* Given task *
Copy every line, leaving nothing out and adding nothing.

* Records shown *

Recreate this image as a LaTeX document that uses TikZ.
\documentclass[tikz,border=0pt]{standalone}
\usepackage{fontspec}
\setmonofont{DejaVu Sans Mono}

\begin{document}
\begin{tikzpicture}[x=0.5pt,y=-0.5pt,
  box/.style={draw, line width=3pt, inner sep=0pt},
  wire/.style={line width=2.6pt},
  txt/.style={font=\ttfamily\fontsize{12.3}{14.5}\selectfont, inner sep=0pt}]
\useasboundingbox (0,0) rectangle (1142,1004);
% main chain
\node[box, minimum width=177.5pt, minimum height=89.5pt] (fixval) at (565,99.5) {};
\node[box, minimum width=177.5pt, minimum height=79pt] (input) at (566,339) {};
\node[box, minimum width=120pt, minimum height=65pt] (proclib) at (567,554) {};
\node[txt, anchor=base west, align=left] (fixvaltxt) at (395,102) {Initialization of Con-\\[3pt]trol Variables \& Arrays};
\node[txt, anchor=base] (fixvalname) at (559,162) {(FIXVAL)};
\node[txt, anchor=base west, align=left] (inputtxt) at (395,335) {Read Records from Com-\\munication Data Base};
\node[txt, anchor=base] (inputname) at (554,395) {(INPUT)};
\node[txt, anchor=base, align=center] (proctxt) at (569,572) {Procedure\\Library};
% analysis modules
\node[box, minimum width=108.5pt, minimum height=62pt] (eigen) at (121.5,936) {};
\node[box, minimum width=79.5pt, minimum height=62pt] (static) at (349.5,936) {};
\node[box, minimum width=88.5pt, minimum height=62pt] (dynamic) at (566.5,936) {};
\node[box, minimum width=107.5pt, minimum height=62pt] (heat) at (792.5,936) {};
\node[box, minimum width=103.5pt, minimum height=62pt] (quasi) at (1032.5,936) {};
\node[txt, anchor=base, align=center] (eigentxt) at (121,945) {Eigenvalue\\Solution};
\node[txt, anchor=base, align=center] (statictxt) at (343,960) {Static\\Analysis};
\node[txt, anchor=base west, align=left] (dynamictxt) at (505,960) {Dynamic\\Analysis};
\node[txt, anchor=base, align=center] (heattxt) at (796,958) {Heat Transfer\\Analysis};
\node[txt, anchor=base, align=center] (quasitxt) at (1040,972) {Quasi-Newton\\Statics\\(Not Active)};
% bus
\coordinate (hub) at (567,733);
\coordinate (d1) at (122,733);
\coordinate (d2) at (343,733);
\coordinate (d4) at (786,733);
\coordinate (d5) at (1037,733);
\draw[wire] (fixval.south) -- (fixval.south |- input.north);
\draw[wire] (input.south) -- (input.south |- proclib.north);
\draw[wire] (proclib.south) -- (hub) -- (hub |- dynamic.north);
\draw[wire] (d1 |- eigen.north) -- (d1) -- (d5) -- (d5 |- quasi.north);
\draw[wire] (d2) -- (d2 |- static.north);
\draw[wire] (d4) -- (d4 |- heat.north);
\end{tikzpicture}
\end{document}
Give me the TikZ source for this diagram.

* The solution *
Recreate this image as a LaTeX document that uses TikZ.
\documentclass[tikz,border=0pt]{standalone}
\usepackage{fontspec}
\setmonofont{DejaVu Sans Mono}

\begin{document}
\begin{tikzpicture}[x=0.5pt,y=-0.5pt,
  box/.style={draw, line width=3pt, inner sep=0pt},
  wire/.style={line width=2.6pt},
  txt/.style={font=\ttfamily\fontsize{12.3}{14.5}\selectfont, inner sep=0pt}]
\useasboundingbox (0,0) rectangle (1142,1004);
% main chain
\node[box, minimum width=177.5pt, minimum height=89.5pt] (fixval) at (565,99.5) {};
\node[box, minimum width=177.5pt, minimum height=79pt] (input) at (566,339) {};
\node[box, minimum width=120pt, minimum height=65pt] (proclib) at (567,554) {};
\node[txt, anchor=base west, align=left] (fixvaltxt) at (395,102) {Initialization of Con-\\[3pt]trol Variables \& Arrays};
\node[txt, anchor=base] (fixvalname) at (559,162) {(FIXVAL)};
\node[txt, anchor=base west, align=left] (inputtxt) at (395,335) {Read Records from Com-\\munication Data Base};
\node[txt, anchor=base] (inputname) at (554,395) {(INPUT)};
\node[txt, anchor=base, align=center] (proctxt) at (569,572) {Procedure\\Library};
% analysis modules
\node[box, minimum width=108.5pt, minimum height=62pt] (eigen) at (121.5,936) {};
\node[box, minimum width=79.5pt, minimum height=62pt] (static) at (349.5,936) {};
\node[box, minimum width=88.5pt, minimum height=62pt] (dynamic) at (566.5,936) {};
\node[box, minimum width=107.5pt, minimum height=62pt] (heat) at (792.5,936) {};
\node[box, minimum width=103.5pt, minimum height=62pt] (quasi) at (1032.5,936) {};
\node[txt, anchor=base, align=center] (eigentxt) at (121,945) {Eigenvalue\\Solution};
\node[txt, anchor=base, align=center] (statictxt) at (343,960) {Static\\Analysis};
\node[txt, anchor=base west, align=left] (dynamictxt) at (505,960) {Dynamic\\Analysis};
\node[txt, anchor=base, align=center] (heattxt) at (796,958) {Heat Transfer\\Analysis};
\node[txt, anchor=base, align=center] (quasitxt) at (1040,972) {Quasi-Newton\\Statics\\(Not Active)};
% bus
\coordinate (hub) at (567,733);
\coordinate (d1) at (122,733);
\coordinate (d2) at (343,733);
\coordinate (d4) at (786,733);
\coordinate (d5) at (1037,733);
\draw[wire] (fixval.south) -- (fixval.south |- input.north);
\draw[wire] (input.south) -- (input.south |- proclib.north);
\draw[wire] (proclib.south) -- (hub) -- (hub |- dynamic.north);
\draw[wire] (d1 |- eigen.north) -- (d1) -- (d5) -- (d5 |- quasi.north);
\draw[wire] (d2) -- (d2 |- static.north);
\draw[wire] (d4) -- (d4 |- heat.north);
\end{tikzpicture}
\end{document}
Give me the TikZ source for this diagram.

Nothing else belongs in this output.